BTW, it's an 89' CRX.

Thanks for any insite.

Rich Smith
ITA CRX #95

joeg
08-30-2003, 09:01 AM
A tug and a twirl! Measure looseness and smoothness.

You can also check the torque on the nut, but if it's staked, that won't be practicable.

Bearings should be on a "scheduled maintenace" track. Replace after a certain amount of track time and stick to the schedule.

Tom Blaney
08-30-2003, 10:04 AM
Rich:

This seems to be a weak spot on the Honda's the hubs and the bearing take a real beating and when they fail, it relates to $$$$. Since the car's are pretty bulletproof overall, I recommend to my customers that this is an annual cost of doing business replacement item. The stock hubs will develop stress cracks at the flange radius, that's why a few of us provide hardened ones, and the bearing are relativly cheap and not really hard to replace. Just one of those things

Greg Gauper
08-30-2003, 10:48 AM
Yep, been there done that (and almost crashed).

I use a 12 race weekend limit for my front hubs, and then change them out.
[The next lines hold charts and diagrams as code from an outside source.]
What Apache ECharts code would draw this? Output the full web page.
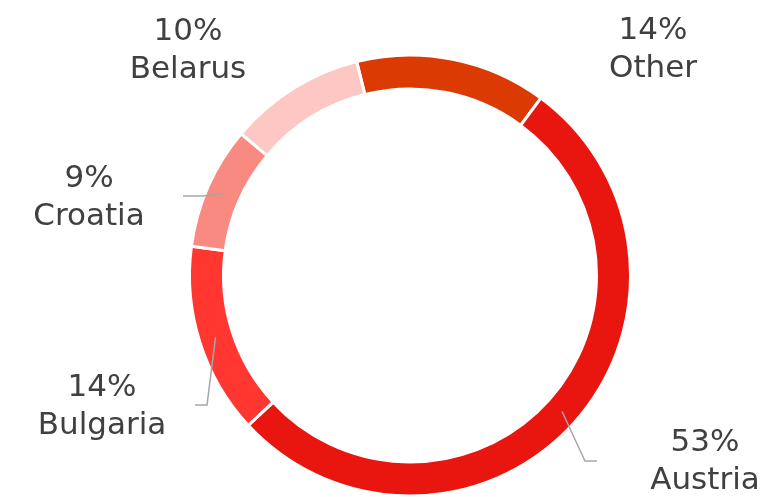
<!DOCTYPE html>
<html>
<head>
<meta charset="utf-8">
<title>Share by country</title>
<script src="https://cdn.jsdelivr.net/npm/echarts@6/dist/echarts.min.js"></script>
<style>
  html, body { margin: 0; padding: 0; background: #fff; }
  #main { width: 768px; height: 497px; }
</style>
</head>
<body>
<div id="main"></div>
<script>
// clockwise from the top, the same order the ring is drawn in
const countries = ['Other', 'Austria', 'Bulgaria', 'Croatia', 'Belarus']
const shares = [14, 53, 14, 9, 10]
const colors = ['#DC3A03', '#E8160E', '#FF3730', '#F98A81', '#FDC8C4']

const center = [410, 275.5]
const midRing = 204
// where each label sits, plus the bend and end of its leader line (if it has one)
const labelSpots = {
  Other: { x: 653, y: 50 },
  Austria: { x: 705, y: 462, line: [[585, 461], [597, 461]] },
  Bulgaria: { x: 102, y: 407, line: [[207, 405], [195, 405]] },
  Croatia: { x: 89, y: 198, line: [[203, 196], [183, 196]] },
  Belarus: { x: 188, y: 51 }
}

let chartDom = document.getElementById('main')
let myChart = echarts.init(chartDom, null, { renderer: 'canvas' })
let option

option = {
  animation: false,
  color: colors,
  series: [
    {
      // the ring itself
      type: 'pie',
      z: 2,
      center: center,
      radius: [186.5, 220.5],
      startAngle: 104,
      clockwise: true,
      silent: true,
      itemStyle: {
        borderColor: '#fff',
        borderWidth: 3
      },
      label: { show: false },
      labelLine: { show: false },
      data: countries.map((name, i) => ({ name: name, value: shares[i] }))
    },
    {
      // invisible copy on top, only there to carry labels + leaders over the ring
      type: 'pie',
      z: 5,
      center: center,
      radius: [0, midRing],
      startAngle: 104,
      clockwise: true,
      silent: true,
      avoidLabelOverlap: false,
      itemStyle: {
        color: 'rgba(0,0,0,0)',
        borderWidth: 0
      },
      label: {
        show: true,
        position: 'outside',
        formatter: '{c}%\n{b}',
        fontFamily: 'DejaVu Sans',
        fontSize: 31,
        lineHeight: 38,
        color: '#404040'
      },
      labelLine: {
        show: true,
        length: 10,
        length2: 10,
        lineStyle: {
          color: '#A6A6A6',
          width: 1.5
        }
      },
      labelLayout: function (params) {
        const spot = labelSpots[countries[params.dataIndex]]
        const res = { x: spot.x, y: spot.y, align: 'center', verticalAlign: 'middle' }
        if (spot.line && params.labelLinePoints) {
          // leader starts mid-ring, at the slice's mid angle
          const p = params.labelLinePoints[0]
          const dx = p[0] - center[0]
          const dy = p[1] - center[1]
          const len = Math.sqrt(dx * dx + dy * dy)
          const start = [center[0] + dx / len * midRing, center[1] + dy / len * midRing]
          res.labelLinePoints = [start, spot.line[0], spot.line[1]]
        }
        return res
      },
      data: countries.map((name, i) => ({
        name: name,
        value: shares[i],
        labelLine: { show: !!labelSpots[name].line }
      }))
    }
  ]
}

option && myChart.setOption(option)
</script>
</body>
</html>
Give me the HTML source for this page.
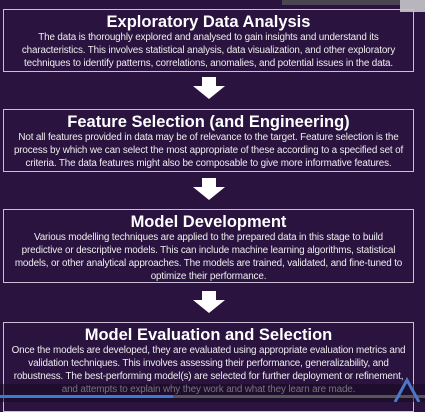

Here's a tip, get a pair of uprights from a boneyard, clean them up and rebuild them with new hubs, bearings, and studs (I usually replace these as well since you have them apart and they aren't real expensive)

Replace the entire upright and then keep the old unit as an emergency spare. When it gets close to your service limit, rebuild your spare and then swap them out. It takes about 20min to change an upright but you need a bearing press to change hubs and bearings. You'll need to spot check your toe settings after changing uprights.

BTW, I wonder if anybody else has noticed the following:

In my last race before I changed my hubs, I noticed that the LF brake pads would get kicked back in between braking zones (I was at IRP which is one of the easiest tracks in the country on brakes since you only use the brakes 2-3 times a lap on opposite sides of the track) and I would have to pump up the brakes once or twice before the braking zone. Once pumped up, they worked just fine.

I'm suspecting that the bearing was starting to get sloppy even though the wheel nut was properly torqued, and the free play was causing the runout to increase and thereby cause the pads to kick back. I could not hear or feel any problem with the bearing, but at IRP you spend alot of time at 3 digit speeds and the track is pretty bumpy and it puts a great deal of load on the LF corner.

When I changed hubs, the problem went away.

Any thoughts on this being an early warning signal?

I have found the rear hubs to be much more forgiving, and they will get noisy when they start to go, and they don't seem to fail catastrophically like the fronts. But it's probably a good idea to change them on a regular basis as well.